## What you should do
Pictures within the data are to be left out; everything else must be reproduced exactly.

>> START

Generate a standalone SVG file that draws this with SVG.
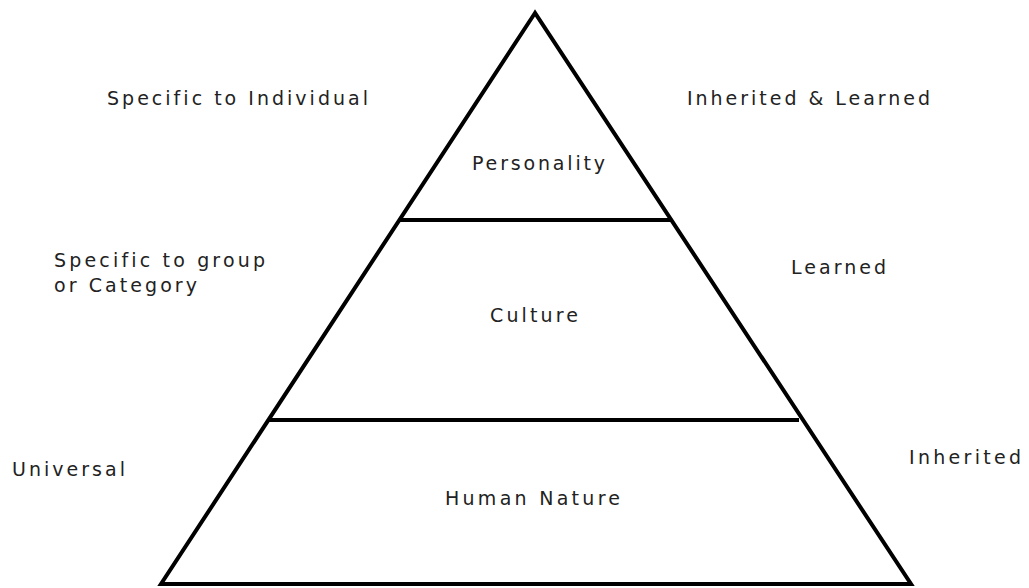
<svg xmlns="http://www.w3.org/2000/svg" width="1029" height="588" viewBox="0 0 1029 588">
  <style>
    .t { font-family: "DejaVu Sans", Verdana, sans-serif; font-size: 19px; fill: #222; font-variant-ligatures: none; }
    .ln { stroke: #000; stroke-width: 4; fill: none; }
  </style>
  <rect width="1029" height="588" fill="#fff"/>
  <g id="pyramid">
    <polygon class="ln" points="535,13 161,584 911,584" stroke-linejoin="miter"/>
  </g>
  <g id="dividers">
    <line class="ln" x1="400" y1="220" x2="672" y2="220"/>
    <line class="ln" x1="269" y1="420" x2="799" y2="420"/>
  </g>
  <g id="personality">
    <text class="t" x="472" y="170" textLength="133" lengthAdjust="spacing">Personality</text>
  </g>
  <g id="culture">
    <text class="t" x="490" y="322" textLength="88" lengthAdjust="spacing">Culture</text>
  </g>
  <g id="human-nature">
    <text class="t" x="445" y="505" textLength="175" lengthAdjust="spacing">Human Nature</text>
  </g>
  <g id="left-labels">
    <text class="t" x="107" y="105" textLength="261" lengthAdjust="spacing">Specific to Individual</text>
    <text class="t" x="54" y="267" textLength="211" lengthAdjust="spacing">Specific to group</text>
    <text class="t" x="54" y="292" textLength="143" lengthAdjust="spacing">or Category</text>
    <text class="t" x="12" y="476" textLength="113" lengthAdjust="spacing">Universal</text>
  </g>
  <g id="right-labels">
    <text class="t" x="687" y="105" textLength="243" lengthAdjust="spacing">Inherited &amp; Learned</text>
    <text class="t" x="791" y="274" textLength="95" lengthAdjust="spacing">Learned</text>
    <text class="t" x="909" y="464" textLength="112" lengthAdjust="spacing">Inherited</text>
  </g>
</svg>
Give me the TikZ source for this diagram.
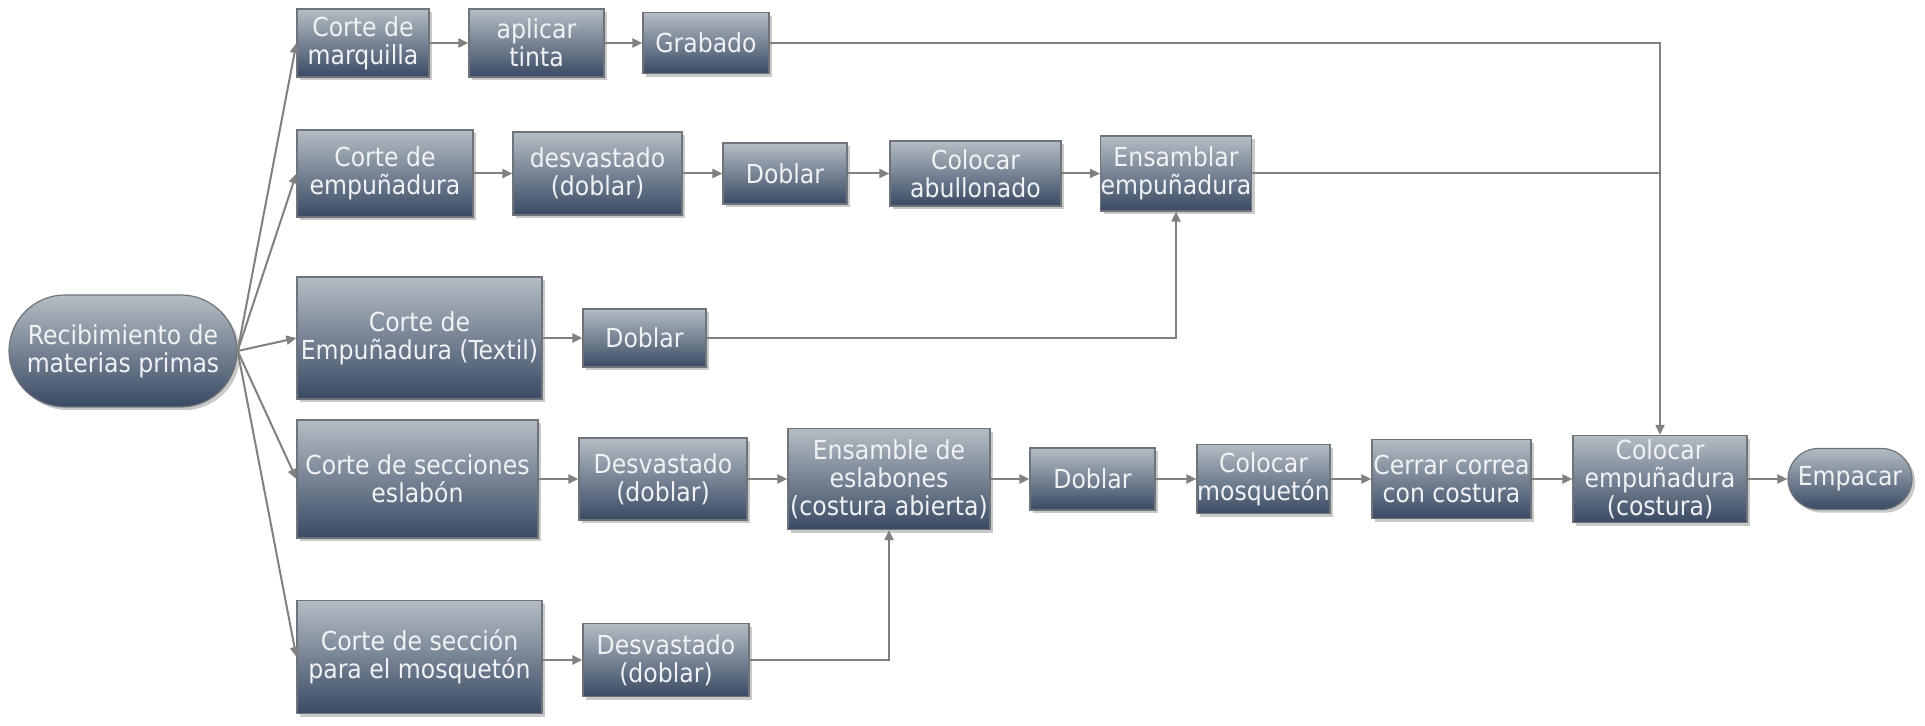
\documentclass[tikz,border=0pt]{standalone}
\usepackage{fontspec}
\setmainfont{DejaVu Sans Condensed}
\usetikzlibrary{arrows.meta,shadows}
\definecolor{boxtop}{RGB}{180,189,196}
\definecolor{boxmid}{RGB}{122,136,152}
\definecolor{boxbot}{RGB}{58,74,100}
\definecolor{boxedge}{RGB}{110,116,122}
\definecolor{linkgray}{RGB}{128,128,128}
\definecolor{txt}{RGB}{240,242,244}
\tikzset{
  stepbox/.style 2 args={draw=boxedge, line width=0.6pt,
    top color=boxtop, middle color=boxmid, bottom color=boxbot,
    text=txt, align=center, inner sep=0pt,
    font=\fontsize{13.1}{13.9}\selectfont,
    minimum width=#1*0.5pt, minimum height=#2*0.5pt,
    drop shadow={shadow xshift=1.6pt, shadow yshift=-1.6pt, opacity=0.3, fill=black!70}},
  pill/.style 2 args={stepbox={#1}{#2}, rounded corners=#2*0.25pt},
  link/.style={draw=linkgray, line width=1pt, -{Triangle[length=5pt,width=4.5pt]}},
  joint/.style={draw=linkgray, line width=1pt}
}
\begin{document}
\begin{tikzpicture}[x=0.5pt,y=-0.5pt]
\useasboundingbox (0,0) rectangle (1925,726);

% start
\node[pill={228}{112}] (rec) at (123,351) {Recibimiento de\\materias primas};

% row: marquilla
\node[stepbox={132}{68}] (m1) at (363,43) {Corte de\\marquilla};
\node[stepbox={135}{68}] (m2) at (536.5,43) {aplicar\\tinta};
\node[stepbox={126}{61}] (m3) at (706,43) {Grabado};

% row: empuñadura
\node[stepbox={176}{87}] (e1) at (385,173.5) {Corte de\\empuñadura};
\node[stepbox={169}{83}] (e2) at (597.5,173.5) {desvastado\\(doblar)};
\node[stepbox={124}{61}] (e3) at (785,173.5) {Doblar};
\node[stepbox={171}{65}] (e4) at (975.5,173.5) {Colocar\\abullonado};
\node[stepbox={150}{75}] (e5) at (1176,173.5) {Ensamblar\\empuñadura};

% row: textil
\node[stepbox={245}{122}] (t1) at (419.5,338) {Corte de\\Empuñadura (Textil)};
\node[stepbox={123}{58}] (t2) at (644.5,338) {Doblar};

% row: eslabón (main line)
\node[stepbox={241}{118}] (s1) at (417.5,479) {Corte de secciones\\eslabón};
\node[stepbox={168}{82}] (s2) at (663,479) {Desvastado\\(doblar)};
\node[stepbox={202}{101}] (s3) at (889,479) {Ensamble de\\eslabones\\(costura abierta)};
\node[stepbox={125}{62}] (s4) at (1092.5,479) {Doblar};
\node[stepbox={133}{69}] (s5) at (1263.5,479) {Colocar\\mosquetón};
\node[stepbox={159}{79}] (s6) at (1451.5,479) {Cerrar correa\\con costura};
\node[stepbox={174}{87}] (s7) at (1660,479) {Colocar\\empuñadura\\(costura)};
\node[pill={124}{61}] (s8) at (1850,479) {Empacar};

% row: mosquetón
\node[stepbox={245}{113}] (p1) at (419.5,657) {Corte de sección\\para el mosquetón};
\node[stepbox={166}{73}] (p2) at (666,660) {Desvastado\\(doblar)};

% fan-out from the start node
\foreach \t in {m1,e1,t1,s1,p1}
  \draw[link] (rec.east) -- (\t.west);

% sequences
\draw[link] (m1) -- (m2);
\draw[link] (m2) -- (m3);
\draw[link] (e1) -- (e2);
\draw[link] (e2) -- (e3);
\draw[link] (e3) -- (e4);
\draw[link] (e4) -- (e5);
\draw[link] (t1) -- (t2);
\draw[link] (s1) -- (s2);
\draw[link] (s2) -- (s3);
\draw[link] (s3) -- (s4);
\draw[link] (s4) -- (s5);
\draw[link] (s5) -- (s6);
\draw[link] (s6) -- (s7);
\draw[link] (s7) -- (s8);
\draw[link] (p1.east |- p2.west) -- (p2.west);

% merges
\draw[link] (t2.east) -| (e5.south);
\draw[link] (p2.east) -| (s3.south);
\draw[link] (m3.east) -| (s7.north);
\coordinate (jn) at (e5.east -| s7.north);
\draw[joint] (e5.east) -- (jn);
\end{tikzpicture}
\end{document}
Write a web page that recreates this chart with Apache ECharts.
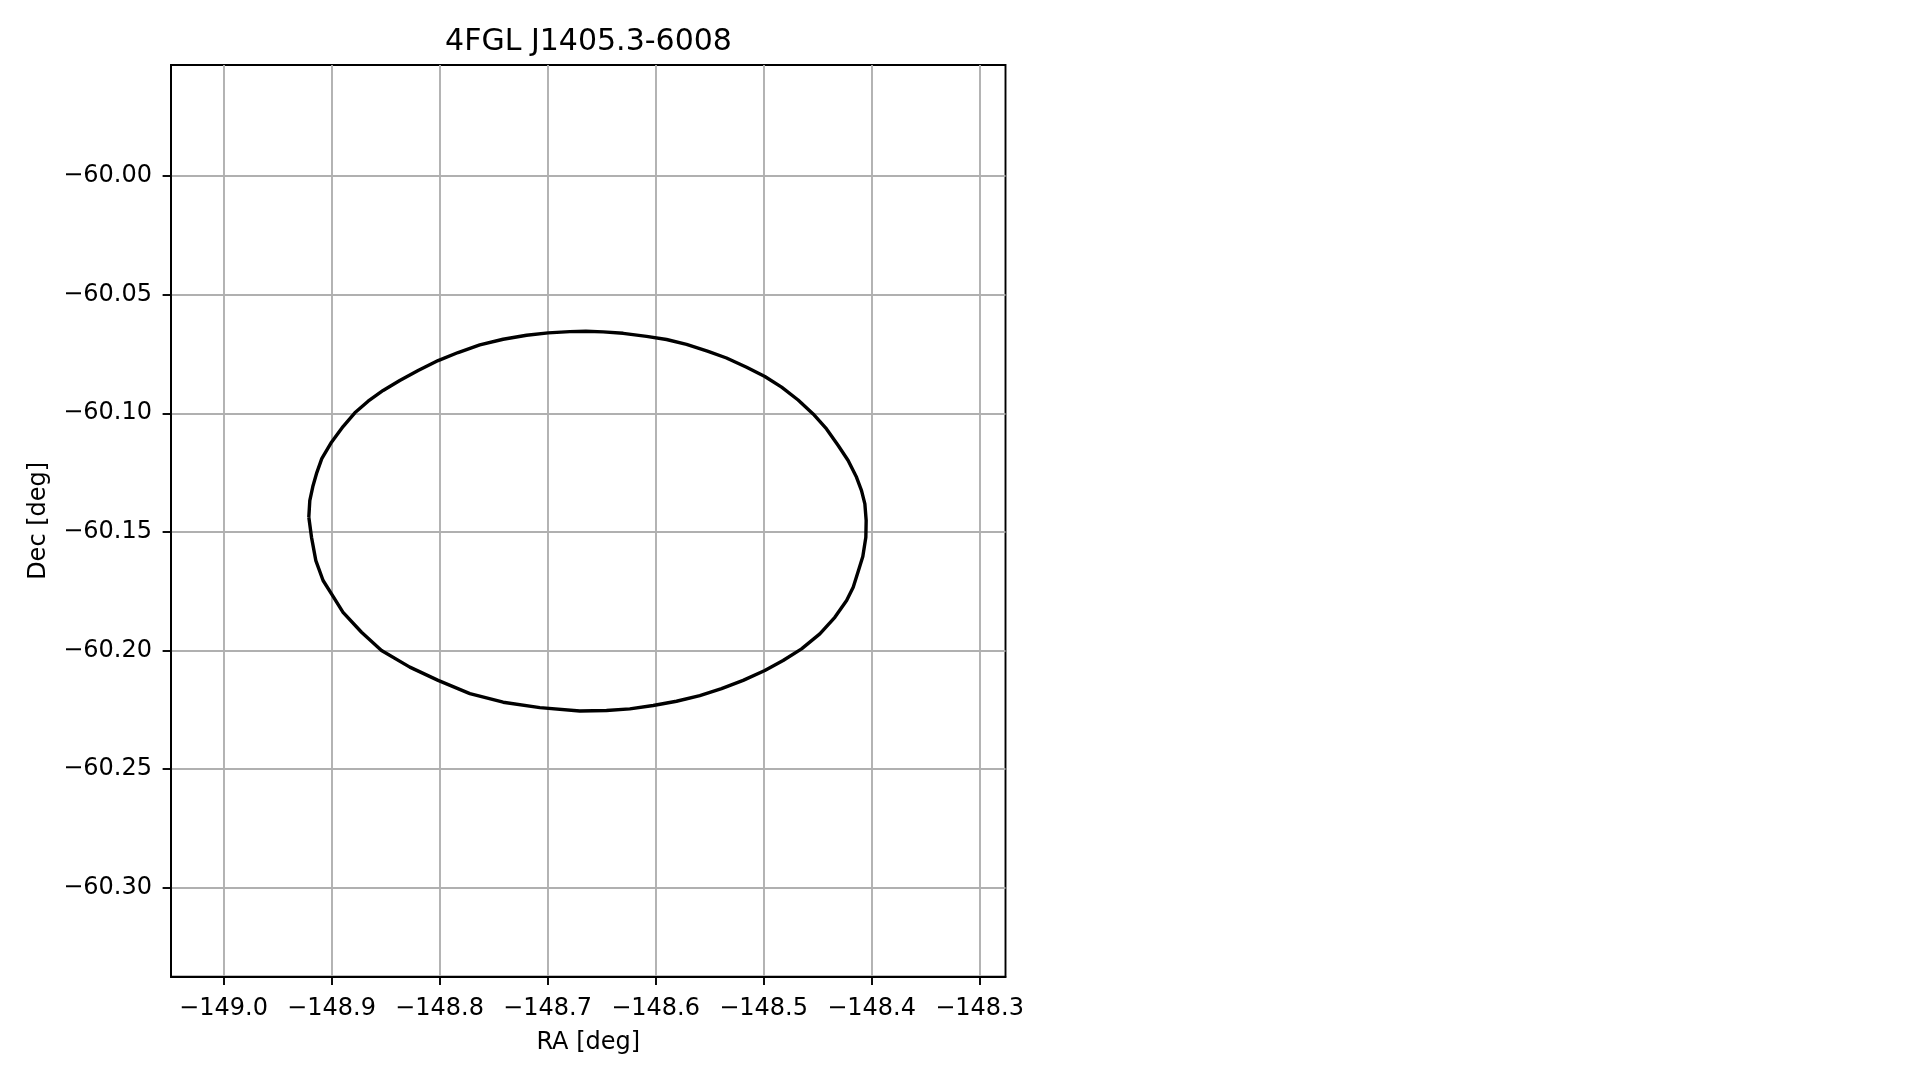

>> END

## Written answer
Generate a standalone SVG file that draws this with SVG.
<svg xmlns="http://www.w3.org/2000/svg" width="1029" height="588" viewBox="0 0 1029 588">
  <style>
    .t { font-family: "DejaVu Sans", Verdana, sans-serif; font-size: 19px; fill: #222; font-variant-ligatures: none; }
    .ln { stroke: #000; stroke-width: 4; fill: none; }
  </style>
  <rect width="1029" height="588" fill="#fff"/>
  <g id="pyramid">
    <polygon class="ln" points="535,13 161,584 911,584" stroke-linejoin="miter"/>
  </g>
  <g id="dividers">
    <line class="ln" x1="400" y1="220" x2="672" y2="220"/>
    <line class="ln" x1="269" y1="420" x2="799" y2="420"/>
  </g>
  <g id="personality">
    <text class="t" x="472" y="170" textLength="133" lengthAdjust="spacing">Personality</text>
  </g>
  <g id="culture">
    <text class="t" x="490" y="322" textLength="88" lengthAdjust="spacing">Culture</text>
  </g>
  <g id="human-nature">
    <text class="t" x="445" y="505" textLength="175" lengthAdjust="spacing">Human Nature</text>
  </g>
  <g id="left-labels">
    <text class="t" x="107" y="105" textLength="261" lengthAdjust="spacing">Specific to Individual</text>
    <text class="t" x="54" y="267" textLength="211" lengthAdjust="spacing">Specific to group</text>
    <text class="t" x="54" y="292" textLength="143" lengthAdjust="spacing">or Category</text>
    <text class="t" x="12" y="476" textLength="113" lengthAdjust="spacing">Universal</text>
  </g>
  <g id="right-labels">
    <text class="t" x="687" y="105" textLength="243" lengthAdjust="spacing">Inherited &amp; Learned</text>
    <text class="t" x="791" y="274" textLength="95" lengthAdjust="spacing">Learned</text>
    <text class="t" x="909" y="464" textLength="112" lengthAdjust="spacing">Inherited</text>
  </g>
</svg>
Give me the TikZ source for this diagram.
\documentclass[tikz,border=0pt]{standalone}
\usepackage{fontspec}
\setmainfont{DejaVu Sans Condensed}
\usetikzlibrary{arrows.meta,shadows}
\definecolor{boxtop}{RGB}{180,189,196}
\definecolor{boxmid}{RGB}{122,136,152}
\definecolor{boxbot}{RGB}{58,74,100}
\definecolor{boxedge}{RGB}{110,116,122}
\definecolor{linkgray}{RGB}{128,128,128}
\definecolor{txt}{RGB}{240,242,244}
\tikzset{
  stepbox/.style 2 args={draw=boxedge, line width=0.6pt,
    top color=boxtop, middle color=boxmid, bottom color=boxbot,
    text=txt, align=center, inner sep=0pt,
    font=\fontsize{13.1}{13.9}\selectfont,
    minimum width=#1*0.5pt, minimum height=#2*0.5pt,
    drop shadow={shadow xshift=1.6pt, shadow yshift=-1.6pt, opacity=0.3, fill=black!70}},
  pill/.style 2 args={stepbox={#1}{#2}, rounded corners=#2*0.25pt},
  link/.style={draw=linkgray, line width=1pt, -{Triangle[length=5pt,width=4.5pt]}},
  joint/.style={draw=linkgray, line width=1pt}
}
\begin{document}
\begin{tikzpicture}[x=0.5pt,y=-0.5pt]
\useasboundingbox (0,0) rectangle (1925,726);

% start
\node[pill={228}{112}] (rec) at (123,351) {Recibimiento de\\materias primas};

% row: marquilla
\node[stepbox={132}{68}] (m1) at (363,43) {Corte de\\marquilla};
\node[stepbox={135}{68}] (m2) at (536.5,43) {aplicar\\tinta};
\node[stepbox={126}{61}] (m3) at (706,43) {Grabado};

% row: empuñadura
\node[stepbox={176}{87}] (e1) at (385,173.5) {Corte de\\empuñadura};
\node[stepbox={169}{83}] (e2) at (597.5,173.5) {desvastado\\(doblar)};
\node[stepbox={124}{61}] (e3) at (785,173.5) {Doblar};
\node[stepbox={171}{65}] (e4) at (975.5,173.5) {Colocar\\abullonado};
\node[stepbox={150}{75}] (e5) at (1176,173.5) {Ensamblar\\empuñadura};

% row: textil
\node[stepbox={245}{122}] (t1) at (419.5,338) {Corte de\\Empuñadura (Textil)};
\node[stepbox={123}{58}] (t2) at (644.5,338) {Doblar};

% row: eslabón (main line)
\node[stepbox={241}{118}] (s1) at (417.5,479) {Corte de secciones\\eslabón};
\node[stepbox={168}{82}] (s2) at (663,479) {Desvastado\\(doblar)};
\node[stepbox={202}{101}] (s3) at (889,479) {Ensamble de\\eslabones\\(costura abierta)};
\node[stepbox={125}{62}] (s4) at (1092.5,479) {Doblar};
\node[stepbox={133}{69}] (s5) at (1263.5,479) {Colocar\\mosquetón};
\node[stepbox={159}{79}] (s6) at (1451.5,479) {Cerrar correa\\con costura};
\node[stepbox={174}{87}] (s7) at (1660,479) {Colocar\\empuñadura\\(costura)};
\node[pill={124}{61}] (s8) at (1850,479) {Empacar};

% row: mosquetón
\node[stepbox={245}{113}] (p1) at (419.5,657) {Corte de sección\\para el mosquetón};
\node[stepbox={166}{73}] (p2) at (666,660) {Desvastado\\(doblar)};

% fan-out from the start node
\foreach \t in {m1,e1,t1,s1,p1}
  \draw[link] (rec.east) -- (\t.west);

% sequences
\draw[link] (m1) -- (m2);
\draw[link] (m2) -- (m3);
\draw[link] (e1) -- (e2);
\draw[link] (e2) -- (e3);
\draw[link] (e3) -- (e4);
\draw[link] (e4) -- (e5);
\draw[link] (t1) -- (t2);
\draw[link] (s1) -- (s2);
\draw[link] (s2) -- (s3);
\draw[link] (s3) -- (s4);
\draw[link] (s4) -- (s5);
\draw[link] (s5) -- (s6);
\draw[link] (s6) -- (s7);
\draw[link] (s7) -- (s8);
\draw[link] (p1.east |- p2.west) -- (p2.west);

% merges
\draw[link] (t2.east) -| (e5.south);
\draw[link] (p2.east) -| (s3.south);
\draw[link] (m3.east) -| (s7.north);
\coordinate (jn) at (e5.east -| s7.north);
\draw[joint] (e5.east) -- (jn);
\end{tikzpicture}
\end{document}
Write a web page that recreates this chart with Apache ECharts.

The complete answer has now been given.